De él tenemos en la exposición, además de su primerizo y muy interesante paisaje nevado que lleva por título La urraca (1868-1869), su famosísima La estación de Saint- Lazare (1877), así como Las barcas. Regatas en Argenteuil (1874), o su también extraordinaria La Rue Montorgueil de París. Fiesta del 30 de junio de 1878 (1878), una de las grandes sorpresas de la muestra.

De Renoir, gran colorista al tiempo que excelente pintor de formas suaves y sensuales, tenemos el tal vez más atractivo lienzo de la muestra, y naturalmente una de las obras maestra de la exposición. Se trata de El columpio (1876), donde salen a relucir todas las más importantes cualidades del pintor. A continuación tenemos a Pisarro, con un magnífico Tejados rojos, rincón de pueblo, efecto invierno (1877), otra de las muy favorables sorpresas de la exposición. De Sisley, de quien, dicho sea de paso, tuvimos una magnífica exposición, en 2002, en el Museo Thyssen de Madrid, a falta de sus grandes obras nos queda el consuelo de poder contemplar otras de indudable valor, como esa cautivadora La nieve en Louveciennes, de 1878.

Pierre-Auguste Renoir, El columpio, 1876. París, Musée d’Orsay

Pero entre tan grandes maestros no podía faltar el muy posiblemente más moderno y perspicaz representante, capaz de superar el puro impresionismo, llevándolo un paso más allá, fundamentalmente mediante la reconstrucción de las formas y la superposición de planos según la gradación de color, que hacen del lienzo como una pátina de conjuntadas tonalidades brillantes. «Cézanne no busca transmitir al observador la ilusión de un mundo tridimensional. Más bien crea una nueva realidad a base de planos bidimensionales de la imagen», se ha dicho con acierto. Y todo esto se observa en el Puente de Maincy (1879), obra admirable en todos los sentidos. Y también se aprecia, de una u otra manera, en su Autorretrato con fondo rosa (1875), obra igualmente admirable.

Paul Cézanne, Puente de Maincy, ca. 1879. París, Musée d’Orsay

Frente a ellos, Degas, aunque expone con el grupo, no se considera a sí mismo impresionista. De hecho, no apoya su modernidad precisamente en la pincelada vibrante, sino más bien en una estética que podemos calificar de fragmentaria, representación ilusoria de la vida moderna.
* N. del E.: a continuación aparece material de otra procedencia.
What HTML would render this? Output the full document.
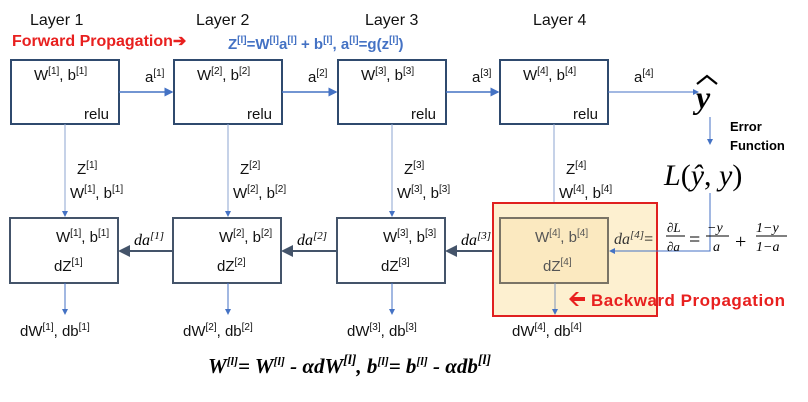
<!DOCTYPE html>
<html><head><meta charset="utf-8"><style>
body{margin:0;background:#fff}
svg{display:block;font-family:"Liberation Sans",sans-serif}
.t{font-size:15px;fill:#111}
.s{font-size:10px}
.m{font-family:"Liberation Serif",serif;font-style:italic}
</style></head><body>
<svg width="808" height="402" viewBox="0 0 808 402">
<defs>
<marker id="ab" markerWidth="6" markerHeight="6" refX="5" refY="3" orient="auto"><path d="M0,0L6,3L0,6z" fill="#4472c4"/></marker>
<marker id="ad" markerWidth="6" markerHeight="6" refX="5" refY="3" orient="auto"><path d="M0,0L6,3L0,6z" fill="#44546a"/></marker>
</defs>
<g>
<text x="30" y="25" class="t" style="font-size:16px">Layer 1</text>
<text x="196" y="25" class="t" style="font-size:16px">Layer 2</text>
<text x="365" y="25" class="t" style="font-size:16px">Layer 3</text>
<text x="533" y="25" class="t" style="font-size:16px">Layer 4</text>
</g>
<text x="12" y="46" fill="#e8201f" font-weight="bold" font-size="16">Forward Propagation➔</text>
<text x="228" y="49" fill="#4472c4" font-weight="bold" font-size="15">Z<tspan class="s" dy="-6">[l]</tspan><tspan dy="6">=W</tspan><tspan class="s" dy="-6">[l]</tspan><tspan dy="6">a</tspan><tspan class="s" dy="-6">[l]</tspan><tspan dy="6"> + b</tspan><tspan class="s" dy="-6">[l]</tspan><tspan dy="6">, a</tspan><tspan class="s" dy="-6">[l]</tspan><tspan dy="6">=g(z</tspan><tspan class="s" dy="-6">[l]</tspan><tspan dy="6">)</tspan></text>

<g id="fwd"></g>
<g id="bwd"></g>

<rect x="493" y="203" width="164" height="113" fill="#fdf0d0" stroke="#e02020" stroke-width="2"/>
<rect x="500" y="218" width="108" height="65" fill="#fbe9c0" stroke="#7a7466" stroke-width="2"/>
<text x="535" y="242" class="t" style="fill:#555">W<tspan class="s" dy="-6">[4]</tspan><tspan dy="6">, b</tspan><tspan class="s" dy="-6">[4]</tspan></text>
<text x="543" y="271" class="t" style="fill:#555">dZ<tspan class="s" dy="-6">[4]</tspan></text>
<line x1="555" y1="283" x2="555" y2="314" stroke="#7f95b8" marker-end="url(#ab)"/>
<text x="512" y="336" class="t">dW<tspan class="s" dy="-6">[4]</tspan><tspan dy="6">, db</tspan><tspan class="s" dy="-6">[4]</tspan></text>
<polygon points="569,299 576,292 579,292 574,297 585,297 585,301 574,301 579,306 576,306" fill="#e8201f"/>
<text x="591" y="306" fill="#e8201f" font-weight="bold" font-size="17" textLength="194">Backward Propagation</text>

<text x="696" y="108" font-family="Liberation Serif" font-style="italic" font-weight="bold" font-size="32">y</text>
<path d="M697,84 L707,76 L717,84" fill="none" stroke="#000" stroke-width="2.2"/>
<line x1="710" y1="117" x2="710" y2="144" stroke="#4472c4" marker-end="url(#ab)"/>
<text x="730" y="131" font-weight="bold" font-size="13">Error</text>
<text x="730" y="150" font-weight="bold" font-size="13">Function</text>
<text x="664" y="185" font-family="Liberation Serif" font-size="30"><tspan font-style="italic">L</tspan>(<tspan font-style="italic">ŷ</tspan>, <tspan font-style="italic">y</tspan>)</text>
<polyline points="710,193 710,251 610,251" fill="none" stroke="#4472c4" marker-end="url(#ab)"/>
<text x="614" y="244" font-family="Liberation Serif" font-size="16"><tspan font-style="italic" fill="#333">da<tspan font-size="11" dy="-6">[4]</tspan></tspan><tspan dy="6">=</tspan></text>
<text x="667" y="232" class="m" font-size="13">∂L</text><line x1="666" y1="236" x2="685" y2="236" stroke="#000"/><text x="667" y="251" class="m" font-size="13">∂a</text>
<text x="689" y="246" font-size="20" font-family="Liberation Serif">=</text>
<text x="707" y="232" class="m" font-size="14">−y</text><line x1="706" y1="236" x2="729" y2="236" stroke="#000"/><text x="713" y="251" class="m" font-size="14">a</text>
<text x="735" y="248" font-size="20" font-family="Liberation Serif">+</text>
<text x="756" y="232" class="m" font-size="14">1−y</text><line x1="756" y1="236" x2="787" y2="236" stroke="#000"/><text x="756" y="251" class="m" font-size="14">1−a</text>

<text x="208" y="373" font-family="Liberation Serif" font-style="italic" font-weight="bold" font-size="21">W<tspan font-size="12" dy="-8">[l]</tspan><tspan dy="8">= W</tspan><tspan font-size="12" dy="-8">[l]</tspan><tspan dy="8"> - αdW</tspan><tspan font-size="14" dy="-9">[l]</tspan><tspan dy="9">, b</tspan><tspan font-size="12" dy="-8">[l]</tspan><tspan dy="8">= b</tspan><tspan font-size="12" dy="-8">[l]</tspan><tspan dy="8"> - αdb</tspan><tspan font-size="14" dy="-9">[l]</tspan></text>
</svg>
<script>
const NS='http://www.w3.org/2000/svg';
const xs=[11,174,338,500];
const fwd=document.getElementById('fwd'),bwd=document.getElementById('bwd');
function el(p,tag,attrs,txt){const e=document.createElementNS(NS,tag);for(const k in attrs)e.setAttribute(k,attrs[k]);if(txt!==undefined)e.innerHTML=txt;p.appendChild(e);return e;}
xs.forEach((x,i)=>{
 const n=i+1,cx=x+54;
 const b=el(fwd,'rect',{x:x,y:60,width:108,height:64,fill:'#fff',stroke:'#2f4a6e','stroke-width':2});
 
 
 el(fwd,'text',{x:x+23,y:80,class:'t'},'W<tspan class="s" dy="-6">['+n+']</tspan><tspan dy="6">, b</tspan><tspan class="s" dy="-6">['+n+']</tspan>');
 el(fwd,'text',{x:x+73,y:119,class:'t'},'relu');
 const nx=i<3?xs[i+1]:700;
 el(fwd,'line',{x1:x+108,y1:92,x2:nx-2,y2:92,stroke:'#4472c4','stroke-width':i<3?1.5:1,'marker-end':'url(#ab)'});
 el(fwd,'text',{x:x+134,y:82,class:'t'},'a<tspan class="s" dy="-6">['+n+']</tspan>');
 el(fwd,'line',{x1:cx,y1:124,x2:cx,y2:216,stroke:'#8ea6d0','marker-end':'url(#ab)'});
 el(fwd,'text',{x:cx+12,y:174,class:'t'},'Z<tspan class="s" dy="-6">['+n+']</tspan>');
 el(fwd,'text',{x:cx+5,y:198,class:'t'},'W<tspan class="s" dy="-6">['+n+']</tspan><tspan dy="6">, b</tspan><tspan class="s" dy="-6">['+n+']</tspan>');
 if(i<3){
  const r=el(bwd,'rect',{x:x-1,y:218,width:108,height:65,fill:'#fff',stroke:'#44546a','stroke-width':2});
  
  
  el(bwd,'text',{x:x+45,y:242,class:'t'},'W<tspan class="s" dy="-6">['+n+']</tspan><tspan dy="6">, b</tspan><tspan class="s" dy="-6">['+n+']</tspan>');
  el(bwd,'text',{x:x+43,y:271,class:'t'},'dZ<tspan class="s" dy="-6">['+n+']</tspan>');
  el(bwd,'line',{x1:xs[i+1]-1,y1:251,x2:x+109,y2:251,stroke:'#44546a','stroke-width':2,'marker-end':'url(#ad)'});
  el(bwd,'text',{x:x+123,y:245,'font-family':'Liberation Serif','font-style':'italic','font-size':'16'},'da<tspan font-size="11" dy="-6">['+n+']</tspan>');
  el(bwd,'line',{x1:cx,y1:283,x2:cx,y2:314,stroke:'#4472c4','marker-end':'url(#ab)'});
  el(bwd,'text',{x:x+9,y:336,class:'t'},'dW<tspan class="s" dy="-6">['+n+']</tspan><tspan dy="6">, db</tspan><tspan class="s" dy="-6">['+n+']</tspan>');
 }
});
</script>
</body></html>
En la muestra está bien representado, por ejemplo, en un tema tan frecuente en él como es el mundo de la danza. A este respecto, La clase de danza (1873-1876) es una de sus obras más famosas.

La exposición concluye con las últimas obras de Manet, que demuestran su triunfo completo. Su triunfo en el Salón con obras de corte más bien político, a la vez que su triunfo en los salones mundanos, como viene a confirmar el espléndido retrato de Stéfane Mallarmé (1876). Éste, así como otros retratos, muestra el entusiasmo por la modernidad que Manet inició y vertebró de forma tan brillante.